What online businesses can learn from bloggers and social media

May 6th, 2009 by Kasper Leave a reply »

A great article on thinkvitamin today explains to online business owners, why they shouldn’t necessarily focus on price and quantity when selling their products online. If we have learned anything from blogging and social media practices, it’s that personality, transparency, branding and first and foremost, quality is the way forward.

“Instead, sell a small sub-set of your products that you think may sell well online. For each product, provide a high level of detail describing the product. Follow up with some solid advice on how to choose the correct product for you, or provide expertise and background on the origins of the product.”

People want to trust you, so let them. It’s simple; if people trust you, they will come back. Have a look at the most popular bloggers, they cover a small niche of subjects, they don’t try to be the ‘online newspaper’ with hundreds of articles everyday.

“Most products can already be found online, but there’s often a lack of detail and advice regarding the product. This can become an important and trust-building point of differentiation between you and your competitors.”

Online business is not very different from blogging or online journalism. You are trying to feed your users with the content they want, trust and transparency is one of the biggest factors in building a reliable reputation online.

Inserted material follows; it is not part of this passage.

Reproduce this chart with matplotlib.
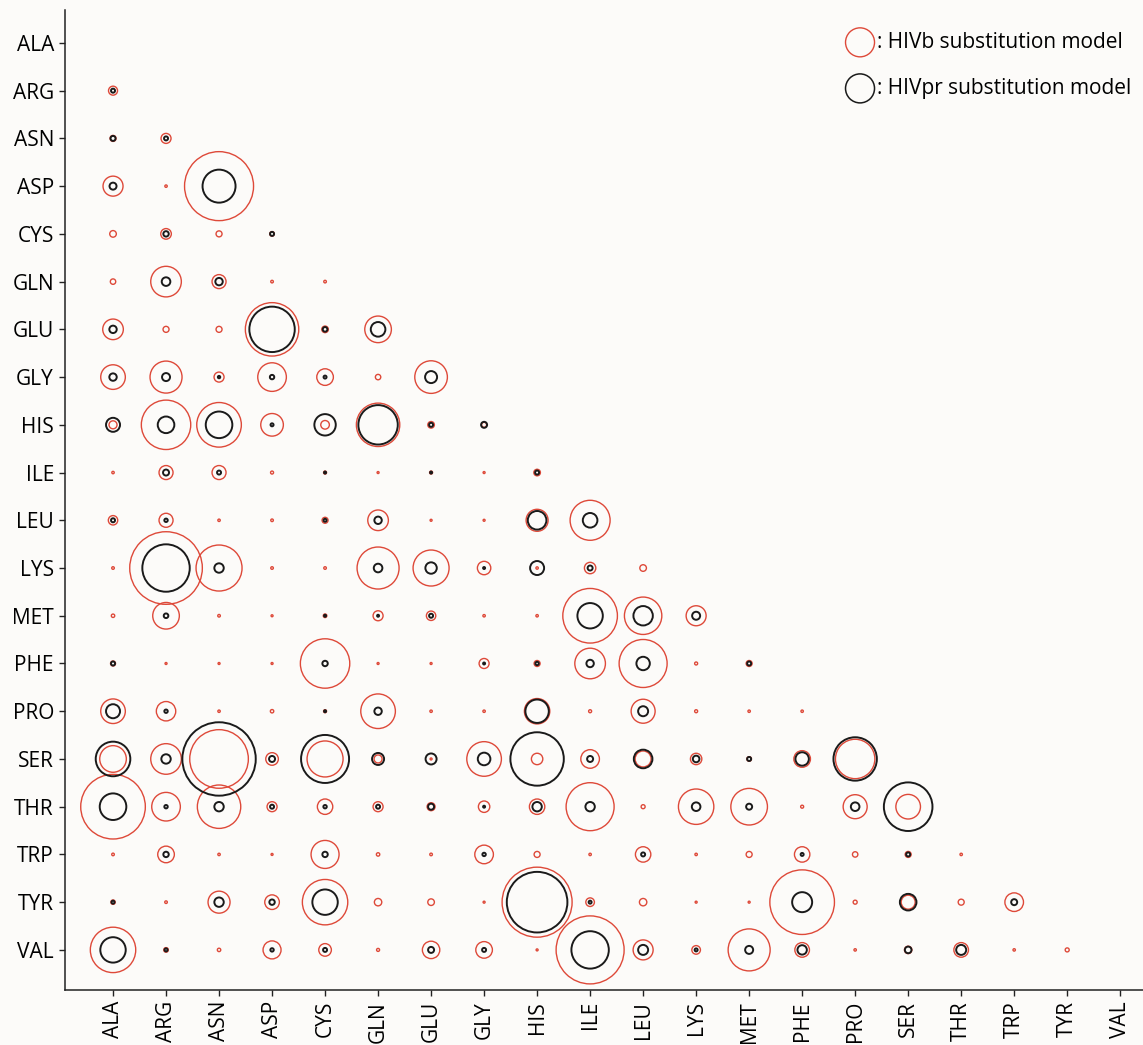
import numpy as np
import matplotlib
matplotlib.use("Agg")
import matplotlib.pyplot as plt

plt.rcParams['font.family'] = ['Open Sans', 'DejaVu Sans']

amino = ["ALA", "ARG", "ASN", "ASP", "CYS", "GLN", "GLU", "GLY", "HIS", "ILE",
         "LEU", "LYS", "MET", "PHE", "PRO", "SER", "THR", "TRP", "TYR", "VAL"]

# bubble radius (px) per pair, lower triangle, row = amino[i], col = amino[j<i]
hivb = [
    [],
    [4.5],
    [3, 5],
    [10, 1.2, 34.5],
    [3.3, 5.3, 3, 2.3],
    [2.7, 15.3, 7, 1.3, 1.3],
    [10.3, 3, 3, 26.7, 3.3, 13.3],
    [12.3, 16, 5, 14.3, 8.3, 2.7, 16.3],
    [4, 24.7, 22.3, 11.3, 4.3, 21.7, 3.3, 2.5],
    [1.2, 7, 7, 1.5, 1.5, 1, 1.5, 1, 3.3],
    [4.7, 7, 1.2, 1.3, 3, 10.3, 1, 1, 11, 20],
    [1.3, 36.3, 23, 1.3, 1.3, 21, 18, 6.7, 1.2, 5.7, 3.3],
    [1.7, 13.3, 1.3, 1, 1.8, 5, 4.7, 1.2, 1.2, 27.3, 18.7, 10],
    [2.5, 1, 1, 1, 24.7, 1, 1, 5, 3, 15.3, 24, 1.5, 3],
    [12.3, 9.7, 1.2, 1.7, 1.5, 17.3, 1.2, 1.2, 12.7, 1.5, 12, 1.5, 1.2, 1.2],
    [13.3, 15.3, 29.3, 6.3, 18, 4, 1, 17.3, 5.7, 9.3, 8, 5.7, 2.3, 8.3, 19.7],
    [32.3, 14.3, 21.7, 5, 7.7, 5, 4, 5.7, 7.7, 24, 2, 17.7, 18.3, 1.5, 12, 12.3],
    [1.3, 8.3, 1.2, 1, 14, 1.7, 1.3, 9.3, 3, 1.2, 7.7, 1.2, 3, 7.7, 2.7, 3, 1.2],
    [2.2, 1.3, 11, 7.3, 22.7, 3.7, 3.3, 1, 35, 4.3, 3.7, 1, 1, 32.3, 2, 7, 3, 9.3],
    [22.7, 2.3, 1.7, 9, 6.3, 1.5, 8.7, 8.3, 1, 34, 10, 4.3, 21, 7.3, 1.2, 3.7, 7.3, 1.2, 2],
]

hivpr = [
    [],
    [2],
    [2.5, 2],
    [3.5, 0, 16.5],
    [0, 2.7, 0, 2],
    [0, 4.3, 3.7, 0, 0],
    [3.7, 0, 0, 22.7, 2.3, 7.3],
    [3.7, 4, 1.2, 2.2, 1.5, 0, 6],
    [7, 8.3, 13.3, 1.5, 10.7, 19.7, 2, 3],
    [0, 3, 2, 0, 1, 0, 1, 0, 2],
    [2, 1.7, 0, 0, 1.5, 3.7, 0, 0, 9.3, 7.3],
    [0, 23.7, 4.7, 0, 0, 4.3, 5.7, 1, 7, 2.5, 0],
    [0, 2.3, 0, 0, 1, 1, 2, 0, 0, 12.7, 9.7, 4],
    [2, 0, 0, 0, 2.7, 0, 0, 1, 1.7, 3.7, 6.7, 0, 2],
    [7, 1.7, 0, 0, 1, 3.7, 0, 0, 11.7, 0, 5, 0, 0, 0],
    [17.3, 4.7, 36.7, 3, 24, 6, 5.5, 6.3, 26.7, 3, 9.3, 3.3, 2, 6.7, 21.7],
    [13.3, 1.7, 4.7, 2, 1.7, 2, 3, 1, 4.7, 4.7, 0, 4.3, 3, 0, 4.3, 24.3],
    [0, 2.7, 0, 0, 2.7, 0, 0, 1.7, 0, 0, 2, 0, 0, 1.5, 0, 2, 0],
    [1.5, 0, 4.7, 2.7, 12.7, 0, 0, 0, 30.3, 1.5, 0, 0, 0, 10, 0, 8.3, 0, 3],
    [12.7, 1.5, 0, 1.7, 2, 0, 3, 2, 0, 18.7, 5, 1.5, 4, 4.7, 0, 3.3, 5, 0, 0],
]

RED = "#de4939"
BLACK = "#1a1a1a"
BG = "#fcfbf9"
DPI = 100


def area(r):
    # radius in px -> scatter area in pt^2
    d = 2 * np.asarray(r, dtype=float) * 72 / DPI
    return d * d


rows, cols, rb, rp = [], [], [], []
for i in range(len(amino)):
    for j in range(i):
        rows.append(i)
        cols.append(j)
        rb.append(hivb[i][j])
        rp.append(hivpr[i][j])
rows = np.array(rows)
cols = np.array(cols)
rb = np.array(rb)
rp = np.array(rp)

fig = plt.figure(figsize=(11.43, 10.45), dpi=DPI, facecolor=BG)
ax = fig.add_axes([65 / 1143, 55 / 1045, 1078 / 1143, 980 / 1045], facecolor=BG)

ax.scatter(cols, rows, s=area(rb), facecolors='none', edgecolors=RED, linewidths=1.0)
m = rp > 0
ax.scatter(cols[m], rows[m], s=area(rp[m]), facecolors='none', edgecolors=BLACK, linewidths=1.4)

ax.set_xlim(-0.906, 19.43)
ax.set_ylim(19.84, -0.69)
ax.set_xticks(range(len(amino)))
ax.set_xticklabels(amino, rotation=90, fontsize=15)
ax.set_yticks(range(len(amino)))
ax.set_yticklabels(amino, fontsize=15)
ax.tick_params(direction='out', length=4.5, width=1, pad=3.5, color='#222222')

for s in ['top', 'right']:
    ax.spines[s].set_visible(False)
for s in ['left', 'bottom']:
    ax.spines[s].set_linewidth(1.1)
    ax.spines[s].set_color('#222222')

# legend
ax.scatter([0.7375], [0.967], s=area(14.5), facecolors='none', edgecolors=RED,
           linewidths=1.0, transform=ax.transAxes, clip_on=False)
ax.scatter([0.7375], [0.920], s=area(14.5), facecolors='none', edgecolors=BLACK,
           linewidths=1.1, transform=ax.transAxes, clip_on=False)
ax.text(0.753, 0.967, ": HIVb substitution model", transform=ax.transAxes,
        va='center', ha='left', fontsize=15)
ax.text(0.753, 0.920, ": HIVpr substitution model", transform=ax.transAxes,
        va='center', ha='left', fontsize=15)

fig.savefig("out.png", dpi=DPI, facecolor=BG)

The best thing you can do for your users and customers, which is not touched on in the article, is to come and play on their playground. You come to where they are, don’t just try and persuade them to come to you. Visit their blogs, offer advice (DON’T SELL) but don’t be that guy. Sign up to forums about your topic or product and start engaging with your users (DON’T SELL), become their friend.

One of the reasons that blogs can become so popular, so fast is that their authors probably had build their reputation way before they started the blog. Most blogs spring up out of interest from the author, bloggers love to engage online, they’ve probably been regulars on forums oand other blogs for years before they started their own. In other words; they already had a brand that people could trust.